Grilled cheese recipes
Easy cheesy patty melt
For the patties
- 500 g (1lb) ground beef / beef mince
- 1 tsp salt
- 1 tsp black pepper
- 1 tsp garlic powder
For the caramelized onions
- 2 onions thinly sliced
- 250 g (½lb) mushrooms sliced
- 1 tbsp butter
- 1-2 tbsp Worcestershire sauce (optional)
For the melts
- 8 slices bread
- 2 cups grated cheese I used Gruyère and sharp cheddar
- Split the beef into 4 equal balls then flatten with the palm of your hand. I try to get a patty roughly the same shape as the bread I'm using.
- Season generously on both sides with salt, pepper and garlic powder (optional).
- Cook the patties in a large skillet for 5-6 minutes per side until deeply golden and cooked through. Remove from the pan and set aside.
- In the same pan you cooked the patties in, melt a tablespoon of butter.
- Add thinly sliced onions and mushrooms and cook for 20-30 minutes until the onions are caramelized.
- I added a splash of Worcestershire sauce to the onions while they were cooking but this is optional.

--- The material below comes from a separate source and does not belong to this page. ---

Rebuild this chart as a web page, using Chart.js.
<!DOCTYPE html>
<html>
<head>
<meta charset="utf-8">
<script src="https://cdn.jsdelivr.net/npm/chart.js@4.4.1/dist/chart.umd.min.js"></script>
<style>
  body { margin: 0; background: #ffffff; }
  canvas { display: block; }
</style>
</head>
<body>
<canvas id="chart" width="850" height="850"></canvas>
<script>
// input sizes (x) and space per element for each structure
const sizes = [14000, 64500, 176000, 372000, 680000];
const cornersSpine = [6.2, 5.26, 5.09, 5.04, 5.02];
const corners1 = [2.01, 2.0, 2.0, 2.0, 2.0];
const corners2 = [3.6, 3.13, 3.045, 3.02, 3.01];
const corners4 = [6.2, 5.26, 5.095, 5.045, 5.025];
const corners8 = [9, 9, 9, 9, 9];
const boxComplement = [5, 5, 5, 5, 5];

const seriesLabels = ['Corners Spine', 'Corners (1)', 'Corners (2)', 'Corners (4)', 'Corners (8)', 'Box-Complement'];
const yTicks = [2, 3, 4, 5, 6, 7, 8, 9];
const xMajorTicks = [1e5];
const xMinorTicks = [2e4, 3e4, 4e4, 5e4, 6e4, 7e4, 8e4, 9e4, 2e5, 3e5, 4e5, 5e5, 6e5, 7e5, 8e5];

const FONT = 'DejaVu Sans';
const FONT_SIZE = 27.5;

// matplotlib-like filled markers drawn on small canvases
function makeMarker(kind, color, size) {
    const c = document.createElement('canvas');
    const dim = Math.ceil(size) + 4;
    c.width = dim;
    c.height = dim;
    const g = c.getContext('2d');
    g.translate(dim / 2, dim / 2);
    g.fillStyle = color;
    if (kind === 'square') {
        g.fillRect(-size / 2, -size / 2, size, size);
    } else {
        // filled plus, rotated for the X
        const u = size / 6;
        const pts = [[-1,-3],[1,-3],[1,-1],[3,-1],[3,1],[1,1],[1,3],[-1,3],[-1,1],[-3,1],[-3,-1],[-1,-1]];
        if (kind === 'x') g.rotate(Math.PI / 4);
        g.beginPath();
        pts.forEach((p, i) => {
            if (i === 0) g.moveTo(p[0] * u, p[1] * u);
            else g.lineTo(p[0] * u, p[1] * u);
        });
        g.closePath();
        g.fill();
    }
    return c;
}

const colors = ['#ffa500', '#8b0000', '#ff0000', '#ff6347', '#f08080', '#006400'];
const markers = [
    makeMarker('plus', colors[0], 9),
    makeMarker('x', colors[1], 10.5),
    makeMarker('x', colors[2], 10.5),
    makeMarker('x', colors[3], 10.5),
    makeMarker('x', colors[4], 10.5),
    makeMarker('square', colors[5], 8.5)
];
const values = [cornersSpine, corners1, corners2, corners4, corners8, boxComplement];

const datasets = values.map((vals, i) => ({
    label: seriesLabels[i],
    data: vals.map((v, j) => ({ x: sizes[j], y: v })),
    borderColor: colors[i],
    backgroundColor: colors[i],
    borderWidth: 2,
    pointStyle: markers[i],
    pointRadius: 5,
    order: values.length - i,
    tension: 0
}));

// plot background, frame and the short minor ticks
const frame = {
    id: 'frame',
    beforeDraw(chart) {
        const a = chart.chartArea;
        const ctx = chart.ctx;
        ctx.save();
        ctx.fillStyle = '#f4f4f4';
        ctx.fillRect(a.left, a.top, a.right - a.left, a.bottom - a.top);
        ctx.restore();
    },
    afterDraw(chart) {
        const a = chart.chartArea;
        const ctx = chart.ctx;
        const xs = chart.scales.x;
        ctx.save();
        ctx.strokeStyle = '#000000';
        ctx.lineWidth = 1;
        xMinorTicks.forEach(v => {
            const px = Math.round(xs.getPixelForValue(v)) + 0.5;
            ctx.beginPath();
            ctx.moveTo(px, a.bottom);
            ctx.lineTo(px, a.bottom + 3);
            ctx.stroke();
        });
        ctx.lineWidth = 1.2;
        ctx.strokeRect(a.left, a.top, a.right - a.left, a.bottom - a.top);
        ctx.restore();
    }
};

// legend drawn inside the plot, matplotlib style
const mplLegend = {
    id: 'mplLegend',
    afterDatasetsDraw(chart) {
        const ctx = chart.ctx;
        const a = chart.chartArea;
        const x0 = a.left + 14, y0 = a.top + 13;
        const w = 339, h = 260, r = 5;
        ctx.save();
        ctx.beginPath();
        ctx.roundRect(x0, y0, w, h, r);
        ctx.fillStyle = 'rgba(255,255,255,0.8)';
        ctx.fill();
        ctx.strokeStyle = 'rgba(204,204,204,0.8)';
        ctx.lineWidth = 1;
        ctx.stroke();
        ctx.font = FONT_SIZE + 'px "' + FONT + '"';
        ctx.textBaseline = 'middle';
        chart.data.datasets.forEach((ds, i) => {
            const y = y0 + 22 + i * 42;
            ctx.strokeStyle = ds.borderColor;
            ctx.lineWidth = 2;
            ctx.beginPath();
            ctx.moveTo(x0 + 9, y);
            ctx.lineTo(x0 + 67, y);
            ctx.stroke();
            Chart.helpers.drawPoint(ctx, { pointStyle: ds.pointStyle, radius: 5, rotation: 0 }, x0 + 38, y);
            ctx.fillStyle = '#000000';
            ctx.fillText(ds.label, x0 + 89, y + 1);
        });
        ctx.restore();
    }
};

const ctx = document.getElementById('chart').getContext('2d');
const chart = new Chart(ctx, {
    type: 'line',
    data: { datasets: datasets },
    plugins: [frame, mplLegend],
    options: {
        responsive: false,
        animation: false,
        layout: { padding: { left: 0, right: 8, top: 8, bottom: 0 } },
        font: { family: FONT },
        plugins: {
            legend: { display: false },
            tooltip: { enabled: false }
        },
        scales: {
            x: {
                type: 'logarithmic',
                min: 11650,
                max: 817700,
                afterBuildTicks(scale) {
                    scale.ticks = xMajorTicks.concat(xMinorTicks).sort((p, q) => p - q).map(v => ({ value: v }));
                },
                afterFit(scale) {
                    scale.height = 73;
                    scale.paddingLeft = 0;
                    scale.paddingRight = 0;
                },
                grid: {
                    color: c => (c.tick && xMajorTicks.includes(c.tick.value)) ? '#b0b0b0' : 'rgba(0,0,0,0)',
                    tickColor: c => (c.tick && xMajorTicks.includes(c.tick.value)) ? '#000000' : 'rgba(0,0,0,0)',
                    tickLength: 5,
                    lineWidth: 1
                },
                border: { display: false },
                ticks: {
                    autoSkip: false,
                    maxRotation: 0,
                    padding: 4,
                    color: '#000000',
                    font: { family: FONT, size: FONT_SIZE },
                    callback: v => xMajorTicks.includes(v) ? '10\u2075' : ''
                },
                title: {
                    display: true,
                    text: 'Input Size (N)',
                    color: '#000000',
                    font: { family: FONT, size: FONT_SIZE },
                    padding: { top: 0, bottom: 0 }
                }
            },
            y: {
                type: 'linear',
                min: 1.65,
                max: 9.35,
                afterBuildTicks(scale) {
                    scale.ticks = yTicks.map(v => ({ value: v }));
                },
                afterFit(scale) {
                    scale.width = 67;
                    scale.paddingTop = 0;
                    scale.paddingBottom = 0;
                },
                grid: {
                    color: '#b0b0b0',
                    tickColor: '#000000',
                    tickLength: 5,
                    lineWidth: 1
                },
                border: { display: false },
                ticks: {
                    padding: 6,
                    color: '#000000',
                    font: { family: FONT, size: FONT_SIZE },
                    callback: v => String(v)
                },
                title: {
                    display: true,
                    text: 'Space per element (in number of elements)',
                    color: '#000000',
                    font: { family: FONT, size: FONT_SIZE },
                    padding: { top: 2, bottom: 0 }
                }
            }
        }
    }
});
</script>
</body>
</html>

- Reduce the heat if the vegetables are darkening too quickly. You want them to be soft and silky with a deep caramelized flavor. Set aside.
- Assemble the sandwiches by layering the beef patties, a generous spoonful of the onions and a few slices of cheese in between two slices of bread.
- Butter the outsides of the sandwiches then cook in a pan set over medium heat until golden brown on both sides and hot throughout. Covering the pan with a lid while cooking will speed up the melting of the cheese.
- Once ready, remove the patty melt from the pan, slice and serve.